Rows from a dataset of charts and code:
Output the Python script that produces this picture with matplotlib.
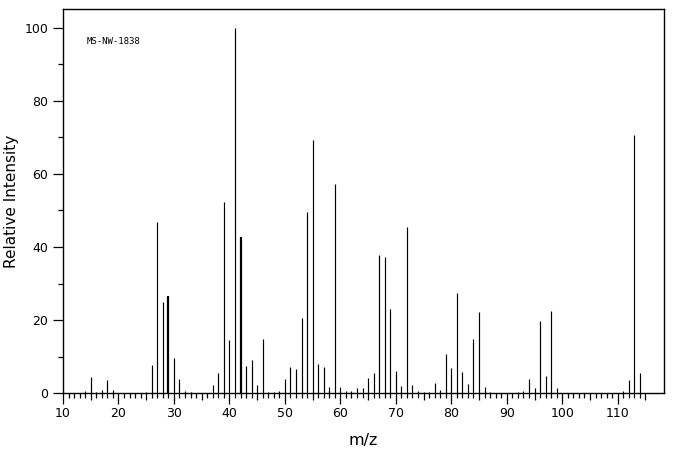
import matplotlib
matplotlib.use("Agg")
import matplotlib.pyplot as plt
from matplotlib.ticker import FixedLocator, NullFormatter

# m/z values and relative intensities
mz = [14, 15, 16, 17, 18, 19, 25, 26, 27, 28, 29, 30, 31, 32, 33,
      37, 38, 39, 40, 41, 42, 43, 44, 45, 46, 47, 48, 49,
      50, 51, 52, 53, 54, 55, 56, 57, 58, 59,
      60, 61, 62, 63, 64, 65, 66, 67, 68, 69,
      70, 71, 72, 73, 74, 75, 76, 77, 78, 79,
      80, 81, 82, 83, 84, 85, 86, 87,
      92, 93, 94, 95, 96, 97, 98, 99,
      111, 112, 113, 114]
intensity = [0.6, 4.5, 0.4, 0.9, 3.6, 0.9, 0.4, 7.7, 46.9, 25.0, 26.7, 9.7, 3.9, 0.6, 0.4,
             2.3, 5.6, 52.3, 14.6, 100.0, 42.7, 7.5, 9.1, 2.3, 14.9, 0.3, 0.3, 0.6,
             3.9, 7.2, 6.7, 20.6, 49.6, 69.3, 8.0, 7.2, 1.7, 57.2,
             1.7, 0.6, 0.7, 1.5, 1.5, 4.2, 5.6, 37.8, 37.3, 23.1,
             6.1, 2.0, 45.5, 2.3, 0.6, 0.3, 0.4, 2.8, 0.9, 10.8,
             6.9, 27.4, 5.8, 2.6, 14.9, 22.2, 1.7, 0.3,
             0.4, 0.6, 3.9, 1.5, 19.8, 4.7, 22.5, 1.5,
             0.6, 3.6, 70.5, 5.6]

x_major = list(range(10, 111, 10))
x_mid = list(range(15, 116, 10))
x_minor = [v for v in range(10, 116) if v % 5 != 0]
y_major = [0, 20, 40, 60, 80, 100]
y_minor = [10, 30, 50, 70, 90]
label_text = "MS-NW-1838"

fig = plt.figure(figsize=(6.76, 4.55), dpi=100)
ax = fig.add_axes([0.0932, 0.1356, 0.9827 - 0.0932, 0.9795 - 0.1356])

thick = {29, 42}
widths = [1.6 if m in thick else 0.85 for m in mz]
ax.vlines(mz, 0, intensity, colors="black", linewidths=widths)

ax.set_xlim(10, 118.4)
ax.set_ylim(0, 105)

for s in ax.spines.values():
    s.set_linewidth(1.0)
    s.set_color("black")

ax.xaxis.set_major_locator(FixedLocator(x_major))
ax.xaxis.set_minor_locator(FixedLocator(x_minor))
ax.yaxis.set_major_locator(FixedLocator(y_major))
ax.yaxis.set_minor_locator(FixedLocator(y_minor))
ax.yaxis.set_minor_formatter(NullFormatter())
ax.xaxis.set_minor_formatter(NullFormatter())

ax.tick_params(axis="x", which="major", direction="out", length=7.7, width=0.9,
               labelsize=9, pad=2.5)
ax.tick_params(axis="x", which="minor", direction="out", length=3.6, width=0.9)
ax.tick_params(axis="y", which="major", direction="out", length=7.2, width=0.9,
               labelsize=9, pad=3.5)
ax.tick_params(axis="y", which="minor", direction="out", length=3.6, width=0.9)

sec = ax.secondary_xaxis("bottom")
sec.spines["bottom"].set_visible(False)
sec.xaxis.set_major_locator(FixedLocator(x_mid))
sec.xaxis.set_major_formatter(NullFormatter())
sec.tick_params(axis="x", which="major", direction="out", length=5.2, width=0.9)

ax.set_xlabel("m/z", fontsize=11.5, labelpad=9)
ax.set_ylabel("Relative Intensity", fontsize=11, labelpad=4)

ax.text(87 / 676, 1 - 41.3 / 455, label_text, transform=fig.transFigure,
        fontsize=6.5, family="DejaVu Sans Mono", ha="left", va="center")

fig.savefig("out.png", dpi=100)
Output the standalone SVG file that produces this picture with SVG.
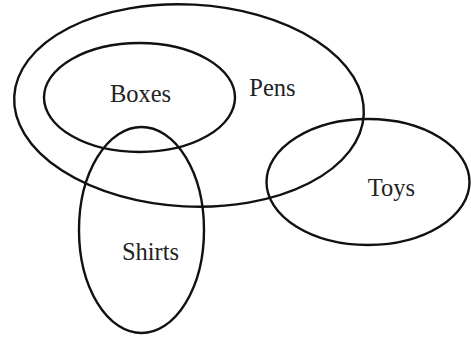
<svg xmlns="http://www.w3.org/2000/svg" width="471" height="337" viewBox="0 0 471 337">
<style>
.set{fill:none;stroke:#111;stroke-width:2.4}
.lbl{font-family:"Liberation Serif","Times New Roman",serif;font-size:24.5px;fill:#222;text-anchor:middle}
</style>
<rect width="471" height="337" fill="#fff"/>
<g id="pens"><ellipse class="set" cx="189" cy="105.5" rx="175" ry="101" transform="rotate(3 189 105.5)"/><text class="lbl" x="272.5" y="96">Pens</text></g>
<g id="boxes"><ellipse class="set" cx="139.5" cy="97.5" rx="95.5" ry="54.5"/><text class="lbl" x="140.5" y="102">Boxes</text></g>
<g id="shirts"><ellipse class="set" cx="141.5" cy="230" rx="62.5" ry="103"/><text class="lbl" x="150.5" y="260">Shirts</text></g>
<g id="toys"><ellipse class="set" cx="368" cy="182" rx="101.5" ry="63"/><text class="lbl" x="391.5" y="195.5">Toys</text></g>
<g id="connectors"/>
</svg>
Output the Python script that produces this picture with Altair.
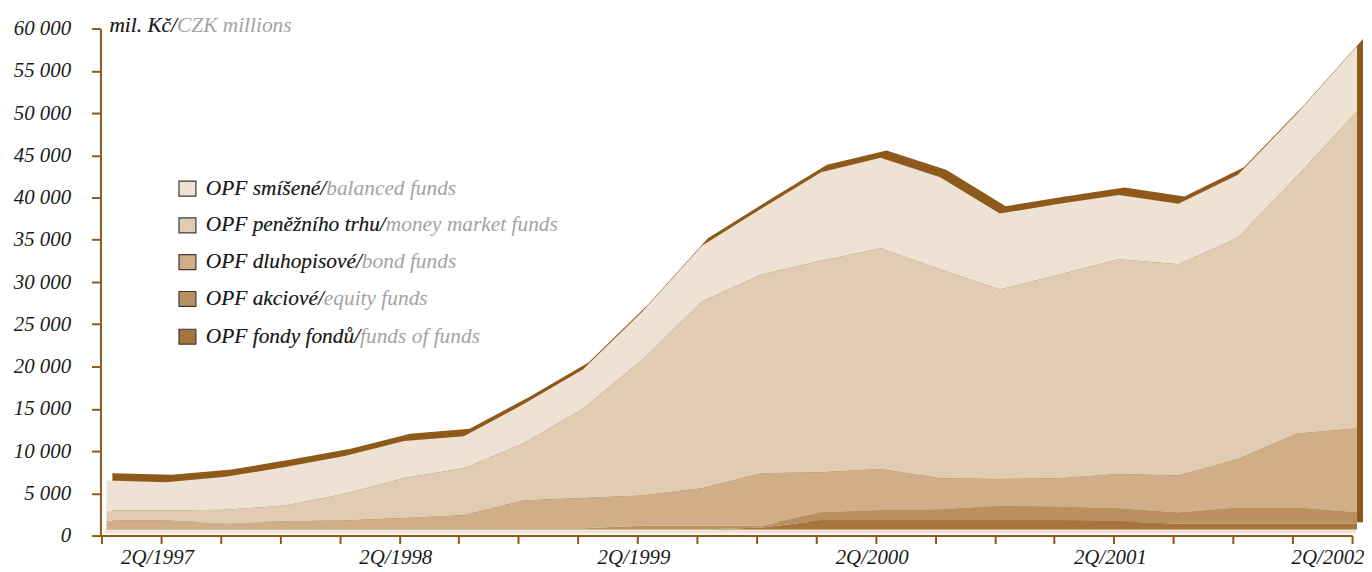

* [Directions]:
Show each line of the listing that holds the string "script".

* [Written solution]:
Output the Python script that produces this picture with matplotlib.
Output the Python script that produces this picture with Altair.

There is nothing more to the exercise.